The "Reduction strategy" wikipedia article is entirely extracted out of a particular edit made by an anonymous IP to the "Evaluation strategy" article.
The view that it represents is not consensual, in the sense that I suspect relatively few people of the field will spontaneously give this answer if you ask them "would you distinguish the names 'reduction strategy' and 'evaluation strategy'?". I have only heard it from Matthias Felleisen, which is adamant about the importance of this distinction -- and I assume this point of view is shared by others that had the chance of taking time to discuss these points in details with him.
My current understanding of this point (but I have not yet studied the technical details to their full justice) is about the following: this is about whether you use "big step" versus "small step" semantics -- this distinction is standard and understood by everyone in the field. Small-steps semantics define one atomic step of reduction, and the result is in general still reducible. Big-step semantics define one "big" step of reduction that goes all the way from the starting program to its value (or some richer "answer" type if your language has other observable effects than returning a value, eg. input/output or mutable state).
If you define both a big-step and small-step relation, you can check that the big-step semantics is included in the transitive closure of the small step relation, and that the small-step relation does not reduce to other stuck terms than those reached by the big-step relation, or diverge if the big-step reduction is defined. This is the expected coherence relation between both.

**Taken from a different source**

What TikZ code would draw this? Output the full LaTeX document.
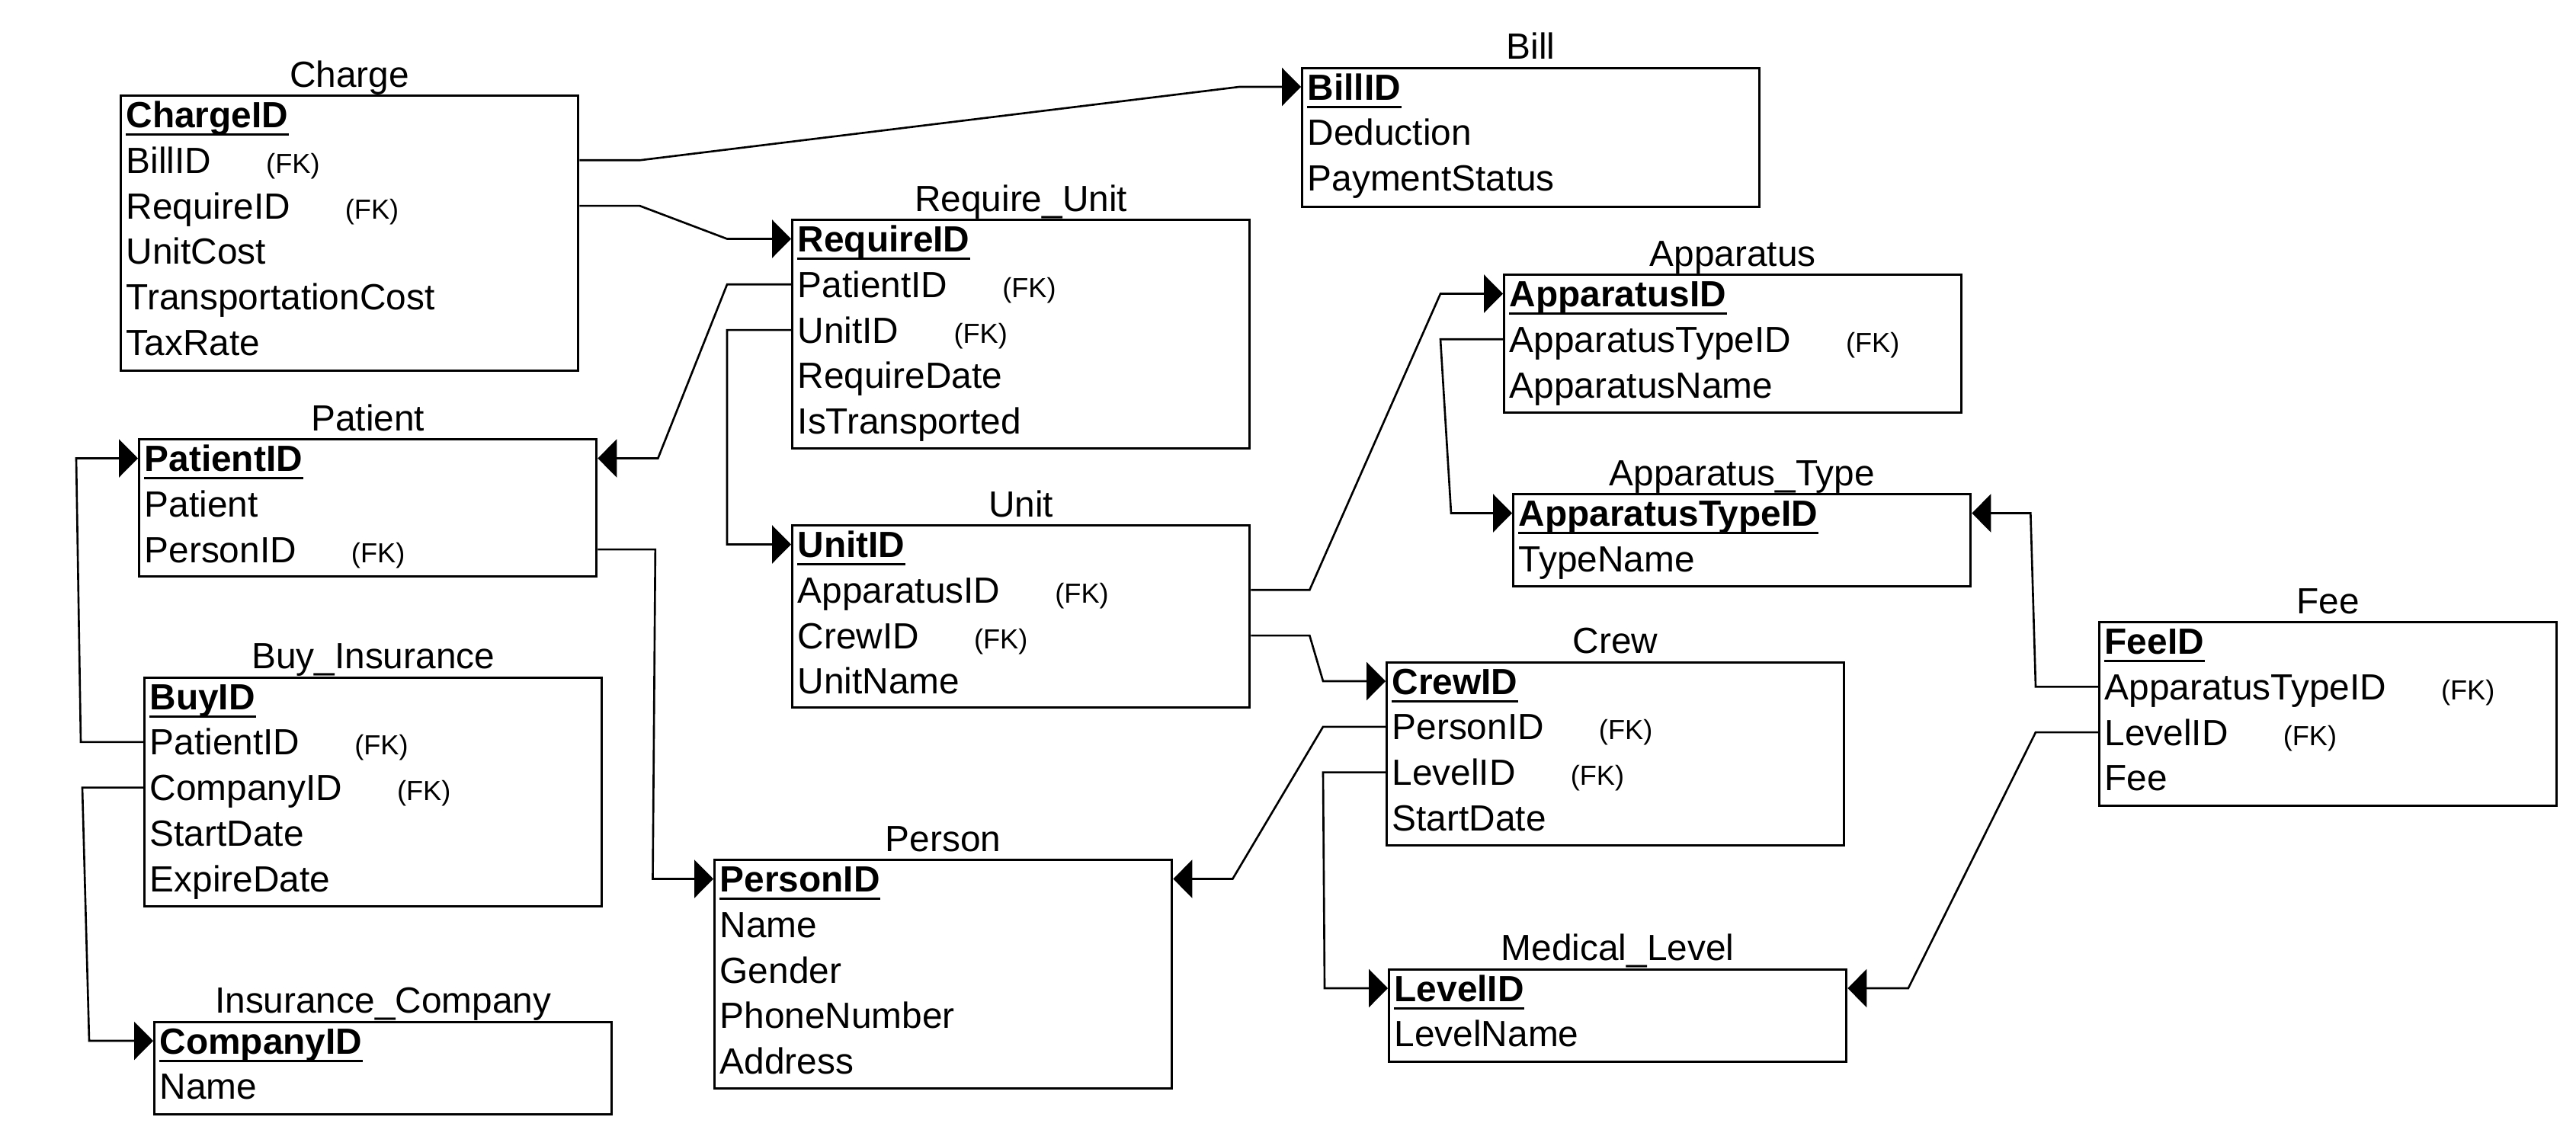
\documentclass[tikz,border=0pt]{standalone}
\usepackage{fontspec}
\setmainfont{Liberation Sans}
\usetikzlibrary{arrows.meta}
\newcommand{\fk}{\hspace{0.72cm}{\fontsize{10.3}{12}\selectfont(FK)}}
\begin{document}
\begin{tikzpicture}[
  font=\fontsize{13.6}{16}\selectfont,
  tbl/.style={draw,line width=0.95pt,minimum width=6cm,inner sep=0,anchor=north west},
  ttl/.style={anchor=base,yshift=0.1cm},
  row/.style={anchor=base west,inner sep=0,text height=0.34cm,text depth=0pt},
  ul/.style={line width=0.85pt},
  ref/.style={line width=0.75pt,-{Triangle[length=0.25cm,width=0.5cm]}}
]
  \useasboundingbox (0,0) rectangle (33.8,-14.86);
  % tables
  \node[tbl,minimum height=3.61cm] (charge) at (1.57,-1.24) {};
  \node[ttl] at (charge.north) {Charge};
  \foreach \txt [count=\i] in {\textbf{ChargeID},BillID\fk,RequireID\fk,UnitCost,TransportationCost,TaxRate}
    \node[row] (charge\i) at ([shift={(0.08,{-0.435-0.598*(\i-1)})}]charge.north west) {\txt};
  \node[tbl,minimum height=1.825cm] (bill) at (17.07,-0.875) {};
  \node[ttl] at (bill.north) {Bill};
  \foreach \txt [count=\i] in {\textbf{BillID},Deduction,PaymentStatus}
    \node[row] (bill\i) at ([shift={(0.08,{-0.435-0.598*(\i-1)})}]bill.north west) {\txt};
  \node[tbl,minimum height=3cm] (require) at (10.38,-2.87) {};
  \node[ttl] at (require.north) {Require\_Unit};
  \foreach \txt [count=\i] in {\textbf{RequireID},PatientID\fk,UnitID\fk,RequireDate,IsTransported}
    \node[row] (require\i) at ([shift={(0.08,{-0.435-0.598*(\i-1)})}]require.north west) {\txt};
  \node[tbl,minimum height=1.8cm] (patient) at (1.81,-5.75) {};
  \node[ttl] at (patient.north) {Patient};
  \foreach \txt [count=\i] in {\textbf{PatientID},Patient,PersonID\fk}
    \node[row] (patient\i) at ([shift={(0.08,{-0.435-0.598*(\i-1)})}]patient.north west) {\txt};
  \node[tbl,minimum height=2.39cm] (unit) at (10.38,-6.88) {};
  \node[ttl] at (unit.north) {Unit};
  \foreach \txt [count=\i] in {\textbf{UnitID},ApparatusID\fk,CrewID\fk,UnitName}
    \node[row] (unit\i) at ([shift={(0.08,{-0.435-0.598*(\i-1)})}]unit.north west) {\txt};
  \node[tbl,minimum height=1.81cm] (apparatus) at (19.72,-3.59) {};
  \node[ttl] at (apparatus.north) {Apparatus};
  \foreach \txt [count=\i] in {\textbf{ApparatusID},ApparatusTypeID\fk,ApparatusName}
    \node[row] (apparatus\i) at ([shift={(0.08,{-0.435-0.598*(\i-1)})}]apparatus.north west) {\txt};
  \node[tbl,minimum height=1.21cm] (atype) at (19.84,-6.47) {};
  \node[ttl] at (atype.north) {Apparatus\_Type};
  \foreach \txt [count=\i] in {\textbf{ApparatusTypeID},TypeName}
    \node[row] (atype\i) at ([shift={(0.08,{-0.435-0.598*(\i-1)})}]atype.north west) {\txt};
  \node[tbl,minimum height=3cm] (buy) at (1.88,-8.875) {};
  \node[ttl] at (buy.north) {Buy\_Insurance};
  \foreach \txt [count=\i] in {\textbf{BuyID},PatientID\fk,CompanyID\fk,StartDate,ExpireDate}
    \node[row] (buy\i) at ([shift={(0.08,{-0.435-0.598*(\i-1)})}]buy.north west) {\txt};
  \node[tbl,minimum height=1.21cm] (company) at (2.01,-13.395) {};
  \node[ttl] at (company.north) {Insurance\_Company};
  \foreach \txt [count=\i] in {\textbf{CompanyID},Name}
    \node[row] (company\i) at ([shift={(0.08,{-0.435-0.598*(\i-1)})}]company.north west) {\txt};
  \node[tbl,minimum height=3cm] (person) at (9.36,-11.27) {};
  \node[ttl] at (person.north) {Person};
  \foreach \txt [count=\i] in {\textbf{PersonID},Name,Gender,PhoneNumber,Address}
    \node[row] (person\i) at ([shift={(0.08,{-0.435-0.598*(\i-1)})}]person.north west) {\txt};
  \node[tbl,minimum height=2.405cm] (crew) at (18.18,-8.675) {};
  \node[ttl] at (crew.north) {Crew};
  \foreach \txt [count=\i] in {\textbf{CrewID},PersonID\fk,LevelID\fk,StartDate}
    \node[row] (crew\i) at ([shift={(0.08,{-0.435-0.598*(\i-1)})}]crew.north west) {\txt};
  \node[tbl,minimum height=1.215cm] (level) at (18.21,-12.705) {};
  \node[ttl] at (level.north) {Medical\_Level};
  \foreach \txt [count=\i] in {\textbf{LevelID},LevelName}
    \node[row] (level\i) at ([shift={(0.08,{-0.435-0.598*(\i-1)})}]level.north west) {\txt};
  \node[tbl,minimum height=2.405cm] (fee) at (27.53,-8.15) {};
  \node[ttl] at (fee.north) {Fee};
  \foreach \txt [count=\i] in {\textbf{FeeID},ApparatusTypeID\fk,LevelID\fk,Fee}
    \node[row] (fee\i) at ([shift={(0.08,{-0.435-0.598*(\i-1)})}]fee.north west) {\txt};
  % primary keys
  \foreach \n in {charge,bill,require,patient,unit,apparatus,atype,buy,company,person,crew,level,fee}
    \draw[ul] ([yshift=-0.09cm]\n1.base west) -- ([yshift=-0.09cm]\n1.base east);
  % foreign keys
  \draw[ref] (charge.east |- charge2) -- ++(0.79,0) -- ([xshift=-0.81cm]bill.west |- bill1) -- (bill.west |- bill1);
  \draw[ref] (charge.east |- charge3) -- ++(0.79,0) -- ([xshift=-0.84cm]require.west |- require1) -- (require.west |- require1);
  \draw[ref] (require.west |- require2) -- ++(-0.84,0) -- ([xshift=0.79cm]patient.east |- patient1) -- (patient.east |- patient1);
  \draw[ref] (require.west |- require3) -- ++(-0.84,0) -- ([xshift=-0.84cm]unit.west |- unit1) -- (unit.west |- unit1);
  \draw[ref] (patient.east |- patient3) -- ++(0.755,0) -- ([xshift=-0.795cm]person.west |- person1) -- (person.west |- person1);
  \draw[ref] (buy.west |- buy2) -- ++(-0.82,0) -- ([xshift=-0.81cm]patient.west |- patient1) -- (patient.west |- patient1);
  \draw[ref] (buy.west |- buy3) -- ++(-0.8,0) -- ([xshift=-0.84cm]company.west |- company1) -- (company.west |- company1);
  \draw[ref] (unit.east |- unit2) -- ++(0.77,0) -- ([xshift=-0.82cm]apparatus.west |- apparatus1) -- (apparatus.west |- apparatus1);
  \draw[ref] (apparatus.west |- apparatus2) -- ++(-0.82,0) -- ([xshift=-0.8cm]atype.west |- atype1) -- (atype.west |- atype1);
  \draw[ref] (fee.west |- fee2) -- ++(-0.82,0) -- ([xshift=0.77cm]atype.east |- atype1) -- (atype.east |- atype1);
  \draw[ref] (unit.east |- unit3) -- ++(0.77,0) -- ([xshift=-0.82cm]crew.west |- crew1) -- (crew.west |- crew1);
  \draw[ref] (crew.west |- crew2) -- ++(-0.82,0) -- ([xshift=0.78cm]person.east |- person1) -- (person.east |- person1);
  \draw[ref] (crew.west |- crew3) -- ++(-0.82,0) -- ([xshift=-0.83cm]level.west |- level1) -- (level.west |- level1);
  \draw[ref] (fee.west |- fee3) -- ++(-0.82,0) -- ([xshift=0.795cm]level.east |- level1) -- (level.east |- level1);
\end{tikzpicture}
\end{document}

I think that the wording of the article can be more or less described, in modern terms, as "evaluation strategy is the big-step relation", "reduction strategy is the small-step relation". Do note that the discussion made in the "Reduction strategy" article is mostly about articles and research (and, more importantly, eloquent viewpoints formed during their reading and writing) between 1973 and 1991, at a time where those notions were just born, and probably not as well-understood as they are today. (big-step semantics was emphasized by Kahn in 1987, and one of the most important works on small-step semantics is Wright and Felleisen, 1992)

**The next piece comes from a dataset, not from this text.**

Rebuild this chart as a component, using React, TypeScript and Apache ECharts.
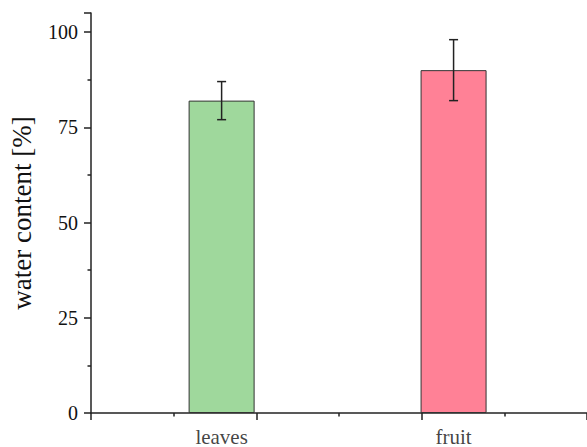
import React, { useEffect, useRef } from "react";
import * as echarts from "echarts";

const categories = ["leaves", "fruit"];
const positions = [0.79, 2.193];
const means = [82, 90];
const errors = [5, 8];
const colors = ["#9fd89c", "#ff8196"];
const yTicks = [0, 25, 50, 75, 100];

const FONT = "'Liberation Serif', 'Times New Roman', serif";

export default function App() {
  const ref = useRef<HTMLDivElement>(null);
  useEffect(() => {
    if (!ref.current) return;
    const chart = echarts.init(ref.current, null, { renderer: "svg" });
    const barData = means.map((m, i) => ({
      value: [positions[i], m],
      itemStyle: { color: colors[i] },
    }));
    const errData = means.map((m, i) => [positions[i], m - errors[i], m + errors[i]]);
    const labelData = categories.map((c, i) => ({ name: c, value: [positions[i], 0] }));
    chart.setOption({
      animation: false,
      grid: { left: 87, right: 0, top: 13, bottom: 34, containLabel: false },
      xAxis: {
        type: "value",
        min: 0,
        max: 3,
        interval: 1,
        axisLine: { show: true, onZero: false, lineStyle: { color: "#222", width: 1.5 } },
        axisTick: { show: true, inside: false, length: 7, lineStyle: { color: "#222", width: 1.5 } },
        minorTick: { show: true, splitNumber: 2, length: 3.5, lineStyle: { color: "#222", width: 1.5 } },
        axisLabel: { show: false },
        splitLine: { show: false },
      },
      yAxis: {
        type: "value",
        min: 0,
        max: 105,
        interval: 25,
        name: "water content [%]",
        nameLocation: "middle",
        nameGap: 56,
        nameRotate: 90,
        nameTextStyle: { fontFamily: FONT, fontSize: 27, color: "#111" },
        axisLine: { show: true, lineStyle: { color: "#222", width: 1.5 } },
        axisTick: { show: true, inside: false, length: 7, lineStyle: { color: "#222", width: 1.5 } },
        minorTick: { show: true, splitNumber: 2, length: 3.5, lineStyle: { color: "#222", width: 1.5 } },
        axisLabel: {
          fontFamily: FONT,
          fontSize: 20,
          color: "#111",
          margin: 13,
          formatter: (v: number) => (yTicks.includes(v) ? String(v) : ""),
        },
        splitLine: { show: false },
      },
      series: [
        {
          type: "bar",
          data: barData,
          barWidth: 66,
          itemStyle: { borderColor: "#333", borderWidth: 1 },
        },
        {
          type: "custom",
          data: errData,
          z: 10,
          renderItem: (params: any, api: any) => {
            const x = api.value(0);
            const lo = api.coord([x, api.value(1)]);
            const hi = api.coord([x, api.value(2)]);
            const cap = 4.5;
            const style = { stroke: "#222", lineWidth: 1.5 };
            return {
              type: "group",
              children: [
                { type: "line", shape: { x1: lo[0], y1: lo[1], x2: hi[0], y2: hi[1] }, style },
                { type: "line", shape: { x1: lo[0] - cap, y1: lo[1], x2: lo[0] + cap, y2: lo[1] }, style },
                { type: "line", shape: { x1: hi[0] - cap, y1: hi[1], x2: hi[0] + cap, y2: hi[1] }, style },
              ],
            };
          },
        },
        {
          type: "scatter",
          data: labelData,
          symbolSize: 0,
          silent: true,
          label: {
            show: true,
            position: "bottom",
            distance: 13,
            formatter: "{b}",
            fontFamily: FONT,
            fontSize: 21,
            color: "#111",
          },
        },
      ],
    });
    return () => chart.dispose();
  }, []);
  return (
    <div
      ref={ref}
      style={{ position: "fixed", left: 0, top: 0, width: 587, height: 447, background: "#fff" }}
    />
  );
}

For the more opinionated side of why Felleisen insists on the importance of this difference (that is, why there may be more to it than just "small-step vs. big-step, meh"), my current understanding is the following: the point that is being made is that the small-step semantics should be viewed as an implementation detail. The semantics, according to this argument, is the abstract function that maps each program to its value/answer, and the rest are implementation devices designed to approximate it (or reason on the equivalence induced by this semantics). When we say big-step today, we think of a system of inference rules of syntactic nature, but the "reduction strategy" that is being discussed above is in fact its abstraction as a mapping. (I don't think this gives more expressivity or strength to the notion in practice, but it makes it more abstract.)
So I think that what this wikipedia page, and Matthias Felleisen, are saying is something like: "Define your evaluation in whichever way you like, but in the end of the day the thing that matters is how your programs are mapped to their values/answers/behaviors, and this is what should be called 'operational semantics' and reasoned about.".
Note that this position goes somewhat against the current distinction (which I think is rather consensual, but it may be a cultural bias on my part) between "operational semantics" and "denotational semantics", where the former is seen as more syntactic in nature (defined as a reduction relation), and the latter is typically characterized by the fact that computationally equivalent programs have the exact same denotation (so the denotation is oblivious to the actual computation mechanism). Under this latter view, what is proposed as an "evaluation strategy" or "operational semantics" in the articles and my explanation above would rather be seen as a denotational semantics -- but admittedly of a more concrete nature than most: values/answers/behaviors are closer to syntactic objects than many semantic domains.
References: to understand this point of view, it is probably useful to go back to its proclaimed source, which is the article by Gordon Plotkin in 1973. You may also have good luck trying one of the latter articles cited on wikipedia; I found for example that "Parameter-Passing and the Lambda Calculus", by Crank and Felleisen, 1991, gave a very clear overview of their position on the matter in the first few pages.